About 2,600 years ago the Greek slave(?) Aesop wrote, or at least ‘recorded’, the fable of the Oak and the Reed. You know the one, about how the puny little reed was mocked by the mighty oak, and then the big wind came an the reed bent with the wind and bounced back when the wind had passed, but the oak was uprooted and came crashing down.
I was pondering this after (a) watching last night’s Reeling in the Years, which showed Margaret Thatcher in full “we will never bow to terrorists” mode and (b) reading that a son of Col Gaddafi was killed in the troubles in Libya.
Does it always come down to this? Do people always have to die before those with intransigent opinions will listen to their opponents?

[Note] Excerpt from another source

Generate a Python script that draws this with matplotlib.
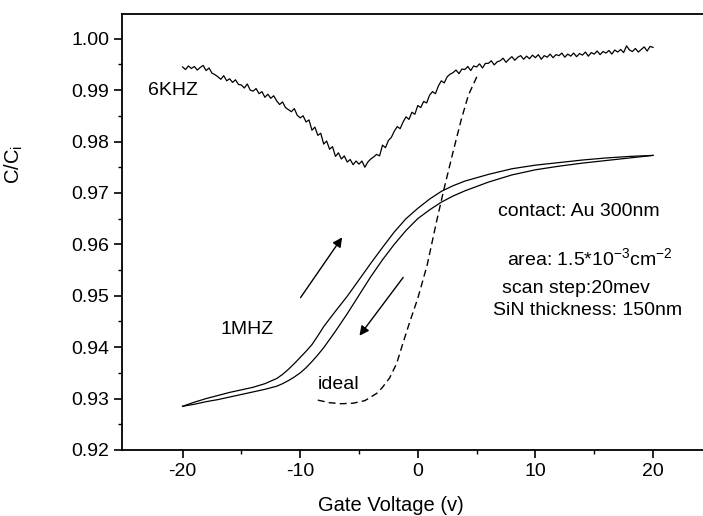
import matplotlib
matplotlib.use('Agg')
import matplotlib.pyplot as plt
import numpy as np

plt.rcParams['font.family'] = ['Liberation Sans', 'DejaVu Sans']
plt.rcParams['mathtext.fontset'] = 'custom'
plt.rcParams['mathtext.rm'] = 'Liberation Sans'
plt.rcParams['axes.unicode_minus'] = False

# 6 kHz curve, gate voltage -20..20 V in 0.25 V steps
v_6k = np.linspace(-20, 20, 161)
c_6k = [
    0.9945, 0.9940, 0.9947, 0.9942,
    0.9946, 0.9939, 0.9944, 0.9948,
    0.9938, 0.9943, 0.9933, 0.9930,
    0.9926, 0.9921, 0.9928, 0.9918,
    0.9922, 0.9915, 0.9920, 0.9911,
    0.9910, 0.9904, 0.9912, 0.9900,
    0.9898, 0.9903, 0.9893, 0.9897,
    0.9886, 0.9892, 0.9884, 0.9889,
    0.9879, 0.9872, 0.9877, 0.9866,
    0.9862, 0.9858, 0.9864, 0.9851,
    0.9846, 0.9850, 0.9838, 0.9842,
    0.9822, 0.9828, 0.9812, 0.9816,
    0.9795, 0.9801, 0.9785, 0.9790,
    0.9771, 0.9778, 0.9766, 0.9772,
    0.9760, 0.9765, 0.9755, 0.9762,
    0.9756, 0.9762, 0.9750, 0.9760,
    0.9766, 0.9770, 0.9775, 0.9772,
    0.9793, 0.9788, 0.9802, 0.9808,
    0.9820, 0.9829, 0.9825, 0.9838,
    0.9848, 0.9843, 0.9857, 0.9853,
    0.9870, 0.9866, 0.9878, 0.9875,
    0.9890, 0.9897, 0.9893, 0.9908,
    0.9918, 0.9914, 0.9926, 0.9931,
    0.9934, 0.9939, 0.9932, 0.9941,
    0.9940, 0.9946, 0.9938, 0.9947,
    0.9945, 0.9951, 0.9943, 0.9952,
    0.9952, 0.9957, 0.9949, 0.9955,
    0.9957, 0.9962, 0.9954, 0.9960,
    0.9965, 0.9958, 0.9964, 0.9967,
    0.9960, 0.9966, 0.9961, 0.9968,
    0.9963, 0.9969, 0.9960, 0.9967,
    0.9964, 0.9970, 0.9963, 0.9969,
    0.9967, 0.9972, 0.9964, 0.9970,
    0.9966, 0.9972, 0.9965, 0.9971,
    0.9968, 0.9974, 0.9966, 0.9973,
    0.9970, 0.9976, 0.9969, 0.9975,
    0.9972, 0.9977, 0.9970, 0.9978,
    0.9974, 0.9979, 0.9973, 0.9986,
    0.9978, 0.9975, 0.9981, 0.9974,
    0.9979, 0.9984, 0.9976, 0.9985,
    0.9983,
]

# 1 MHz hysteresis loop
v_1m = [-20, -19, -18, -17, -16, -15, -14, -13, -12, -11.5, -11, -10.5, -10,
        -9.5, -9, -8.5, -8, -7, -6, -5, -4, -3, -2, -1, 0, 1, 2, 3, 4, 6, 8,
        10, 12, 14, 16, 18, 20]
c_1m_up = [0.9285, 0.9293, 0.9300, 0.9306, 0.9312, 0.9317, 0.9322, 0.9329,
           0.9339, 0.9347, 0.9357, 0.9368, 0.9380, 0.9392, 0.9405, 0.9422,
           0.9440, 0.9470, 0.9499, 0.9531, 0.9563, 0.9594, 0.9624, 0.9650,
           0.9670, 0.9688, 0.9703, 0.9714, 0.9723, 0.9736, 0.9747, 0.9754,
           0.9759, 0.9764, 0.9768, 0.9771, 0.9773]
c_1m_down = [0.9285, 0.9289, 0.9294, 0.9298, 0.9303, 0.9308, 0.9313, 0.9318,
             0.9324, 0.9329, 0.9335, 0.9342, 0.9350, 0.9360, 0.9372, 0.9385,
             0.9399, 0.9431, 0.9465, 0.9501, 0.9537, 0.9570, 0.9600, 0.9627,
             0.9650, 0.9667, 0.9682, 0.9694, 0.9704, 0.9721, 0.9735, 0.9745,
             0.9752, 0.9758, 0.9763, 0.9768, 0.9773]

# ideal C-V curve
v_ideal = [-8.5, -7.5, -6.5, -5.5, -4.5, -3.5, -3.0, -2.4, -1.8, -1.3, -0.7,
           0.0, 0.8, 1.6, 2.2, 3.0, 3.7, 4.3, 4.8, 5.1]
c_ideal = [0.9297, 0.9292, 0.9290, 0.9291, 0.9296, 0.9310, 0.9322, 0.9340,
           0.9368, 0.9405, 0.9448, 0.9495, 0.9560, 0.9645, 0.9705, 0.9780,
           0.9843, 0.9890, 0.9915, 0.9930]

fig = plt.figure(figsize=(7.03, 5.16), dpi=100)
ax = fig.add_axes([122/703, 66/516, 581/703, 436/516])

ax.plot(v_6k, c_6k, color='black', lw=0.9)
ax.plot(v_1m, c_1m_up, color='black', lw=0.9)
ax.plot(v_1m, c_1m_down, color='black', lw=0.9)
ax.plot(v_ideal, c_ideal, color='black', lw=1.0, linestyle=(0, (5, 3)))

# sweep direction arrows
ax.annotate('', xy=(-6.3, 0.9618), xytext=(-10.1, 0.9492),
            arrowprops=dict(arrowstyle='-|>', color='black', lw=1.0, mutation_scale=14))
ax.annotate('', xy=(-5.1, 0.9418), xytext=(-1.1, 0.9540),
            arrowprops=dict(arrowstyle='-|>', color='black', lw=1.0, mutation_scale=14))

fs = 14
ax.text(-22.9, 0.9900, '6KHZ', fontsize=fs, va='center', ha='left')
ax.text(-16.8, 0.9434, '1MHZ', fontsize=fs, va='center', ha='left')
ax.text(-8.5, 0.9328, 'ideal', fontsize=fs, va='center', ha='left')
ax.text(6.8, 0.9663, 'contact: Au 300nm', fontsize=fs, va='center', ha='left')
ax.text(7.6, 0.9572, r'area: 1.5*10$^{-3}$cm$^{-2}$', fontsize=fs, va='center', ha='left')
ax.text(7.2, 0.9515, 'scan step:20mev', fontsize=fs, va='center', ha='left')
ax.text(6.4, 0.9472, 'SiN thickness: 150nm', fontsize=fs, va='center', ha='left')

ax.set_xlim(-25.15, 24.25)
ax.set_ylim(0.92, 1.0048)
ax.set_xticks([-20, -10, 0, 10, 20])
ax.set_xticks([-15, -5, 5, 15], minor=True)
ax.set_yticks(np.arange(0.92, 1.001, 0.01))
ax.set_yticks(np.arange(0.925, 1.0, 0.01), minor=True)
ax.set_yticklabels(['%.2f' % t for t in np.arange(0.92, 1.001, 0.01)])
ax.tick_params(which='major', direction='out', length=6, width=1.2, labelsize=fs, pad=3)
ax.tick_params(which='minor', direction='out', length=3, width=1.0)

ax.spines['right'].set_visible(False)
for s in ['left', 'bottom', 'top']:
    ax.spines[s].set_linewidth(1.3)

ax.set_xlabel('Gate Voltage (v)', fontsize=14.5)
ax.set_ylabel(r'C/C$_\mathregular{i}$', fontsize=14.5)
ax.xaxis.set_label_coords(0.463, -0.105)
ax.yaxis.set_label_coords(-0.167, 0.654)

plt.savefig('out.png', dpi=100)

The moderate Unionist politicians in Northern Ireland spent years not listening to the voice of the minority. Actively not listening. This led the way for the more extreme elements of the minority to shoulder their moderate politicians into the shadows and take centre stage. This then provoked the extreme unionists to counter the threat to their way of life. The extremists on all sides entrenched and made ever escalating demands of their opponents.
Eventually, of course, the extremists won. They always do. Look up “The Stern Gang”, “Eoka-B”, the PLO, the list is endless.
But the aims of these groups were also the aims of moderate members of their minorities, and much bloodshed could have been averted if the moderate wings of their opponents had listened, considered, and acted. Acted in ways that they were later forced to act.
2,600 years and we learn nothing.
I realise that many people think that Col Gadaffi is ‘other-than-normal’ in his thinking, but I doubt that even he feels that his son’s life is a price worth paying to remain in power in Libya.